La strana libertà di stampa all’italiana

Il “verminaio” riconducibile all’ormai noto spionaggio di molti vip e non solo vip, ripropone nuovamente il tema di che cosa significa concretamente nel nostro paese la cosiddetta libertà di informazione.

Ci sono due libertà di stampa nel nostro paese. L’una è quella scolpita nella Costituzione repubblicana che rappresenta una pietra miliare della democrazia italiana. L’altra, meno nobile ma purtroppo molto praticata, va sotto il nome – seppur un po’ volgare e me ne scuso – di “libertà di sputtanamento”.

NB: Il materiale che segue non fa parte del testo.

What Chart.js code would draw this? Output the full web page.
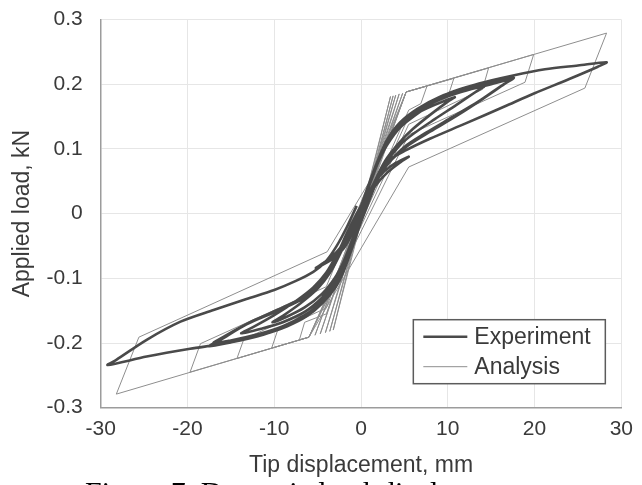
<!DOCTYPE html>
<html>
<head>
<meta charset="utf-8">
<title>Load-displacement hysteresis</title>
<script src="https://cdn.jsdelivr.net/npm/chart.js@4.4.0/dist/chart.umd.min.js"></script>
<style>
  html, body { margin: 0; padding: 0; background: #ffffff; }
  #wrap { width: 642px; height: 485px; position: relative; }
</style>
</head>
<body>
<div id="wrap"><canvas id="c" width="642" height="485"></canvas></div>
<script>
// ---- Experiment: measured tip displacement (mm) and applied load (kN) ----
const expDisp = [
  0, 1, 2, 3.5, 5.5,
  4.5, 3, 1.5, 0, -1, -2, -3.5, -5.2,
  -4.2, -2.8, -1.5, -0.6,
  0.3, 1, 2, 3, 4.5, 6.5, 8.5, 10.8,
  10, 8, 6, 4.5, 3, 2, 1, 0, -1, -2, -3, -4.5, -6.5, -8.5, -10.2,
  -9, -7, -5, -3.6, -2.4, -1.3, 0,
  1, 2, 3, 4.5, 6.5, 9, 11.5, 14.2,
  13.2, 11, 8.5, 6, 4.5, 3, 2, 1, 0, -1, -2, -3, -4.5, -6.5, -9, -11.5, -13.8,
  -12.5, -10, -7.5, -5.5, -4, -2.7, -1.5, 0,
  1, 2, 3, 4.5, 6.5, 9, 12, 15, 17.6,
  16.5, 14, 11, 8, 5.5, 3.5, 2.2, 1, 0, -1, -2, -3, -4.5, -6.5, -9, -12, -15, -17.5,
  -16.3, -13.2, -9.4, -6.5, -4.5, -3, -1.8, -0.5, 0,
  1, 2, 3, 4.5, 6.5, 9, 12, 15, 17.2,
  16, 13.5, 10.5, 7.5, 5, 3.3, 2, 1, 0, -1, -2, -3, -4.5, -6.5, -9, -12, -15, -17,
  -15.8, -12.5, -9, -6, -4.2, -2.8, -1.6, 0,
  1, 2, 3, 4.5, 7.1, 10.1, 13.6, 17.4, 21.2, 25, 28.3,
  27.3, 24, 20, 16.6, 12, 8, 5.2, 3.2, 2, 1, 0, -1, -2, -2.9, -4.5, -6.3, -8.5, -11.3, -14, -16.2, -19.7, -24.7, -29.2,
  -28.2, -24.7, -20.8, -17, -13.2, -10, -7.5, -5.5, -4, -2.8, -1.6, -0.5
];
const expLoad = [
  0, 0.035, 0.056, 0.074, 0.088,
  0.079, 0.063, 0.040, 0.004, -0.030, -0.054, -0.072, -0.084,
  -0.075, -0.059, -0.036, -0.014,
  0.018, 0.045, 0.082, 0.108, 0.134, 0.155, 0.168, 0.180,
  0.173, 0.153, 0.131, 0.111, 0.086, 0.062, 0.032, -0.005, -0.040, -0.074, -0.099, -0.124, -0.145, -0.159, -0.168,
  -0.158, -0.139, -0.116, -0.092, -0.062, -0.027, 0.012,
  0.049, 0.084, 0.112, 0.139, 0.160, 0.177, 0.188, 0.197,
  0.188, 0.168, 0.146, 0.123, 0.106, 0.081, 0.058, 0.027, -0.008, -0.045, -0.080, -0.105, -0.130, -0.152, -0.168, -0.178, -0.185,
  -0.176, -0.157, -0.135, -0.114, -0.091, -0.061, -0.028, 0.010,
  0.047, 0.084, 0.114, 0.141, 0.162, 0.180, 0.194, 0.203, 0.210,
  0.200, 0.177, 0.151, 0.127, 0.106, 0.083, 0.060, 0.025, -0.010, -0.048, -0.083, -0.108, -0.135, -0.158, -0.176, -0.190, -0.199, -0.205,
  -0.196, -0.171, -0.149, -0.130, -0.105, -0.072, -0.035, 0.000, 0.012,
  0.045, 0.080, 0.110, 0.137, 0.158, 0.176, 0.190, 0.200, 0.207,
  0.196, 0.173, 0.149, 0.125, 0.103, 0.080, 0.055, 0.022, -0.013, -0.050, -0.086, -0.111, -0.137, -0.157, -0.174, -0.187, -0.196, -0.200,
  -0.190, -0.166, -0.145, -0.124, -0.100, -0.068, -0.030, 0.012,
  0.046, 0.080, 0.106, 0.133, 0.160, 0.186, 0.201, 0.213, 0.223, 0.229, 0.234,
  0.227, 0.208, 0.186, 0.166, 0.139, 0.116, 0.098, 0.082, 0.060, 0.028, -0.012, -0.052, -0.089, -0.113, -0.139, -0.159, -0.174, -0.187, -0.196, -0.202, -0.209, -0.221, -0.234,
  -0.226, -0.195, -0.167, -0.149, -0.132, -0.118, -0.104, -0.090, -0.073, -0.050, -0.020, 0.012
];

// ---- Analysis: bilinear model response, same units ----
const anaDisp = [
  0, 3.4, -3.2, 3.7, -3.6, 4.0, -4.1, 4.4, -4.7, 4.8, -5.3, 5.2,
  7.6, 6.9, 5.5, -6.0, -7.1, -6.5, -4.0, 5.2,
  10.7, 10.0, 5.5, -6.0, -10.3, -9.6, -4.0, 5.2,
  14.7, 14.0, 5.5, -6.0, -14.3, -13.5, -4.0, 5.2,
  19.9, 18.9, 5.5, -6.0, -19.7, -18.5, -4.0, 5.2,
  28.3, 25.8, 5.5, -6.0, -28.2, -25.6, -3.9, 1.0
];
const anaLoad = [
  0, 0.181, -0.180, 0.182, -0.182, 0.183, -0.184, 0.185, -0.186, 0.186, -0.188, 0.188,
  0.197, 0.170, 0.160, -0.191, -0.195, -0.168, -0.155, 0.188,
  0.209, 0.180, 0.150, -0.191, -0.208, -0.180, -0.146, 0.188,
  0.225, 0.192, 0.138, -0.191, -0.224, -0.194, -0.136, 0.188,
  0.246, 0.203, 0.122, -0.191, -0.245, -0.201, -0.113, 0.188,
  0.279, 0.194, 0.072, -0.191, -0.279, -0.191, -0.059, 0.050
];

// ---- Axis ticks ----
const xTickValues = [-30, -20, -10, 0, 10, 20, 30];
const xTickLabels = ['-30', '-20', '-10', '0', '10', '20', '30'];
const yTickValues = [-0.3, -0.2, -0.1, 0, 0.1, 0.2, 0.3];
const yTickLabels = ['-0.3', '-0.2', '-0.1', '0', '0.1', '0.2', '0.3'];

const seriesNames = ['Experiment', 'Analysis'];
const captionText = 'Figure 7. Dynamic load-displacement';

const toPoints = (xs, ys) => xs.map((x, i) => ({ x: x, y: ys[i] }));

const SANS = '"Liberation Sans", Arial, Helvetica, sans-serif';
const TEXT = '#3a3a3a';

// Legend box inside the plot plus the figure caption under the axis
const overlay = {
  id: 'overlay',
  afterDraw(chart) {
    const ctx = chart.ctx;
    const area = chart.chartArea;
    ctx.save();
    const bx = area.right - 208, by = area.bottom - 88, bw = 192, bh = 64;
    ctx.fillStyle = '#ffffff';
    ctx.fillRect(bx, by, bw, bh);
    ctx.strokeStyle = '#5c5c5c';
    ctx.lineWidth = 1.5;
    ctx.strokeRect(bx, by, bw, bh);
    chart.data.datasets.forEach((ds, i) => {
      const ly = by + 17 + i * 30;
      ctx.strokeStyle = ds.borderColor;
      ctx.lineWidth = ds.borderWidth;
      ctx.beginPath();
      ctx.moveTo(bx + 10, ly);
      ctx.lineTo(bx + 54, ly);
      ctx.stroke();
      ctx.fillStyle = TEXT;
      ctx.font = '23px ' + SANS;
      ctx.textBaseline = 'middle';
      ctx.textAlign = 'left';
      ctx.fillText(ds.label, bx + 61, ly + 1);
    });
    ctx.fillStyle = '#000000';
    ctx.font = '30px "Liberation Serif", "Times New Roman", serif';
    ctx.textBaseline = 'alphabetic';
    ctx.textAlign = 'left';
    ctx.fillText(captionText, 85, 502);
    ctx.restore();
  }
};

new Chart(document.getElementById('c').getContext('2d'), {
  type: 'scatter',
  data: {
    datasets: [
      {
        label: seriesNames[0],
        data: toPoints(expDisp, expLoad),
        showLine: true,
        borderColor: '#4a4a4a',
        borderWidth: 2.6,
        pointRadius: 0,
        tension: 0.3,
        fill: false
      },
      {
        label: seriesNames[1],
        data: toPoints(anaDisp, anaLoad),
        showLine: true,
        borderColor: '#8e8e8e',
        borderWidth: 1,
        pointRadius: 0,
        tension: 0,
        fill: false
      }
    ]
  },
  options: {
    responsive: false,
    animation: false,
    devicePixelRatio: 1,
    layout: { padding: { top: 19.5, right: 19, left: 0, bottom: 0 } },
    plugins: { legend: { display: false }, tooltip: { enabled: false } },
    scales: {
      x: {
        type: 'linear',
        min: -30, max: 30,
        afterBuildTicks: s => { s.ticks = xTickValues.map(v => ({ value: v })); },
        afterFit: s => { s.height = 77.3; },
        ticks: {
          callback: (v, i) => xTickLabels[i],
          color: TEXT, font: { family: SANS, size: 21 },
          padding: 9, maxRotation: 0, autoSkip: false
        },
        grid: { color: '#e6e6e6', lineWidth: 1, drawTicks: false },
        border: { display: true, color: '#9c9c9c', width: 1.5 },
        title: {
          display: true, text: 'Tip displacement, mm', color: TEXT,
          font: { family: SANS, size: 23 }, padding: { top: 0, bottom: 6 }
        }
      },
      y: {
        type: 'linear',
        min: -0.3, max: 0.3,
        afterBuildTicks: s => { s.ticks = yTickValues.map(v => ({ value: v })); },
        afterFit: s => { s.width = 100.7; s.paddingTop = 12; s.paddingBottom = 12; },
        ticks: {
          callback: (v, i) => yTickLabels[i],
          color: TEXT, font: { family: SANS, size: 21 },
          padding: 18, autoSkip: false
        },
        grid: { color: '#e6e6e6', lineWidth: 1, drawTicks: false },
        border: { display: true, color: '#9c9c9c', width: 1.5 },
        title: {
          display: true, text: 'Applied load, kN', color: TEXT,
          font: { family: SANS, size: 23 }, padding: { top: 9, bottom: 0 }
        }
      }
    }
  },
  plugins: [overlay]
});
</script>
</body>
</html>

L’una, la prima, è un elemento costitutivo, decisivo ed essenziale che misura l’ancoraggio di un paese ad una cultura democratica, liberale e costituzionale. L’altra, la seconda, è un metodo che persegue scientificamente – seppur dietro a nobili principi – la demolizione della persona, la sua criminalizzazione politica e culturale, e di norma, la espone al pubblico ludibrio con sentenze inappellabili e giudizi sommari del tutto arbitrari.

Ora, il “verminaio” – per usare le parole del procuratore di Perugia Cantone – che è emerso in questi ultimi giorni e riconducibile all’ormai noto spionaggio di molti vip e non solo vip, ripropone nuovamente il tema di che cosa significa concretamente nel nostro paese la cosiddetta libertà di informazione. Perché un conto è dar notizia di ciò che capita realmente accompagnato, anche dalla ormai nota partigianeria e faziosità che caratterizzano gli organi di informazione nel nostro paese, sia della carta stampata e sia, e soprattutto, dei vari talk televisivi sempre più settari e di parte; altra cosa, e radicalmente diversa, è l’attacco sistematico e permanente alle persone, alla loro dignità, alla loro storia e al loro profilo. Il tutto condito da un giustizialismo senza limiti e senza confini.

E allora sorge spontanea una semplice domanda. E cioè, quale dei due metodi oggi prevale? Al riguardo, non c’è alcun dubbio. Il secondo, cioè quello che fa dell’attacco violento e pretestuoso alle persone la sua ragion d’essere costitutiva. Il tutto, come da copione, sempre corroborato da nobili principi e solenni proclami riconducibili al dogma laico che il giornalista deve “pubblicare tutto ciò che sa” a prescindere da qualsiasi regola deontologica e professionale. E quindi, e di conseguenza, considerando del tutto irrilevanti le intoccabili “fonti” da cui proviene la notizia o il fango.

Un malcostume, questo, che ormai accomuna la stampa nazionale e, per emulazione, anche quella locale dove la demolizione delle persone è diventato quasi uno sport e una prassi intoccabili. È sempre e solo perché, e giustamente, la “libertà di informazione è sacra”. Ecco perché siamo ormai arrivati ad un bivio. Ovvero, o proseguiamo con le prediche periodiche sulla libertà di informazione che non trovano, però, un oggettivo riscontro nella realtà concreta nei racconti quotidiani fatti prevalentemente di attacchi alle persone e alla loro dignità; oppure si inverte decisamente la rotta e chi dovrebbe presiedere – si fa per dire – ad una corretta e trasparente libertà di informazione nel rispetto delle regole e delle stesse norme deontologiche si fa sentire con maggior vigore e forza senza obbedire solo e soltanto a disegni politici talmente noti e collaudati che non fanno neanche più notizia.

‘Tertium non datur’ si potrebbe dire. Saranno soltanto i fatti, quindi, a dirci quale delle due linee prevarrà. Tutto il resto appartiene solo allo scontro permanente tra opposte tifoserie politiche e culturali con tanti saluti allo sbandierato, e sempre più ipocrita e fazioso, “giornalismo di inchiesta”.